Two other contributors to Dust and
Fire
have participated in Drury’s retreats and workshops. One is Audrey Osofsky, a cousin of Sanders’ husband Doug, whose poem Playing Piano for a
Friend in Hospice
appeared in this year’s edition. Sanders credits Osofsky for encouraging her to submit her writing. The other is Julie Williams, who attended a Drury-sponsored poetry workshop last summer. Two of her poems, Blessing the Marigolds
and How We
Entered,
also made it into the anthology this year.
The stories and poems speak to many aspects of life: families welcoming babies, the tragedy of war, starting a job in a new city, watching a parent age, drinking in hot summers, wounds from old loves, faithfulness in lifelong loves, old rituals like watching movies while ironing, and the comfort of cats during hard times.
A writer named Emily Brisse described sipping sweet tea out of dainty teacups with her mother and grandmother.

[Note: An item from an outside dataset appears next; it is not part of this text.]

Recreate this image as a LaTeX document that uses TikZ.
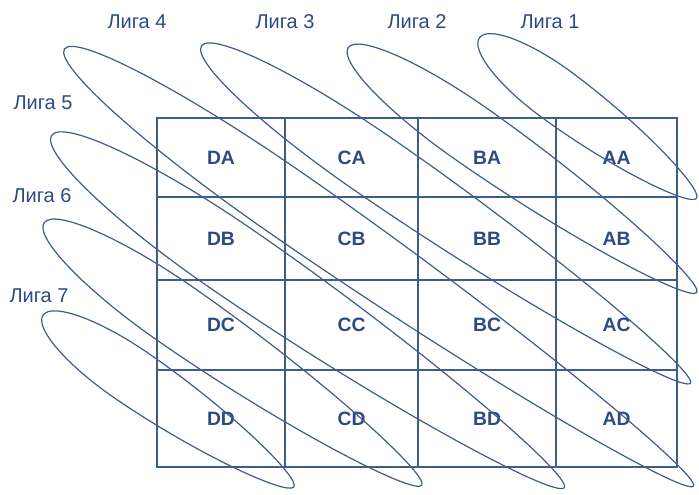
\documentclass[tikz,border=0pt]{standalone}
\usepackage{fontspec}
\setmainfont{Liberation Sans}
\usetikzlibrary{calc}
\definecolor{linecol}{RGB}{62,92,140}
\definecolor{textcol}{RGB}{44,74,132}

\begin{document}
\begin{tikzpicture}[x=0.75pt,y=-0.75pt,
  every node/.style={align=center,text=textcol,inner sep=1pt},
  cell/.style={font=\bfseries\fontsize{14.5}{16}\selectfont},
  leaguelabel/.style={font=\fontsize{15}{17}\selectfont},
  gridline/.style={draw=linecol,line width=1.2pt},
  league/.style={draw=linecol,line width=0.9pt}]
\useasboundingbox (0,0) rectangle (699,494);

% the table
\draw[gridline] (157,118) rectangle (677,467);
\foreach \x in {285,418,556} \draw[gridline] (\x,118) -- (\x,467);
\foreach \y in {197,280,370} \draw[gridline] (157,\y) -- (677,\y);

\foreach \c/\xl/\xr in {D/157/285,C/285/418,B/418/556,A/556/677}
  \foreach \r/\yt/\yb in {A/118/197,B/197/280,C/280/370,D/370/467}
    \node[cell] (\c\r) at ({(\xl+\xr)/2},{(\yt+\yb)/2}) {\c\r};

% one loop per league, along the diagonals (wide at the left end)
\foreach \cx/\cy/\rx/\ry/\ang in {588/118/135/27/36.5,
    522.5/170/213/30/35.1,446/214.5/297/32/34.6,379/267.5/383/34/34.8,
    308/311.5/311/36/34.5,233/354/230/32/34.8,168.5/401/152/28/34.4}
  \draw[league,shift={(\cx,\cy)},rotate=-\ang]
    (-\rx,0) .. controls (-\rx,{-0.552*\ry}) and ({-0.686*\rx},-\ry)
    .. ({-0.3*\rx},-\ry) .. controls ({0.35*\rx},-\ry) and (\rx,{-0.4*\ry})
    .. (\rx,0) .. controls (\rx,{0.4*\ry}) and ({0.35*\rx},\ry)
    .. ({-0.3*\rx},\ry) .. controls ({-0.686*\rx},\ry) and (-\rx,{0.552*\ry})
    .. cycle;

\foreach \n/\xy in {1/{(550,22)},2/{(417,22)},3/{(285,22)},4/{(137,22)},
    5/{(43,103)},6/{(42,196)},7/{(39,296)}}
  \node[leaguelabel] (liga\n) at \xy {Лига \n};
\end{tikzpicture}
\end{document}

She spoke of her grandmother’s fancy hats and miniature china – “treasures that would remain as everlasting as a fairy tale spell.” She goes on to say, “Of course, I learned later that spells are always temporary, and that real women leaned not on magic but on their own earthborn strength.”
Deb DeNio Krueger wrote a poem called Autumn Winds,
sharing thoughts that some Northlanders might be feeling at this time of year:
Oh, I miss the warm sweet breezes of summer
Softly caressing my cheeks,
The rustling of quaking aspen leaves
And whispering of lively green grasses.
Now the icy cold fingers of autumn shove me
As they slap my red cheeks,
While crackling dry leaves drift
in the bleak gray air
And dying brown grasses moan.
The book is filled with thoughtful ponderings. At the beginning of the book, the Prose Editorial Board described the content well: “Within the pages of this year’s Dust & Fire,
women reveal the intimate chapters of their lives. Whether whimsical or sobering, these tales of endurance, severity, and grace glow with unforgettable personalities and genuine wisdom that simply move us. As Tami Mohamed Brown [one of the contributors] says, ‘There’s nothing – nothing – against which I can measure the remarkable size or shape of what lies inside….’ ”
Only a limited number of copies of the book were printed. Bemidji State does not have any for sale at this time. The university also publishes anthologies of literary works by men, high school aged writers, and Bemidji State students.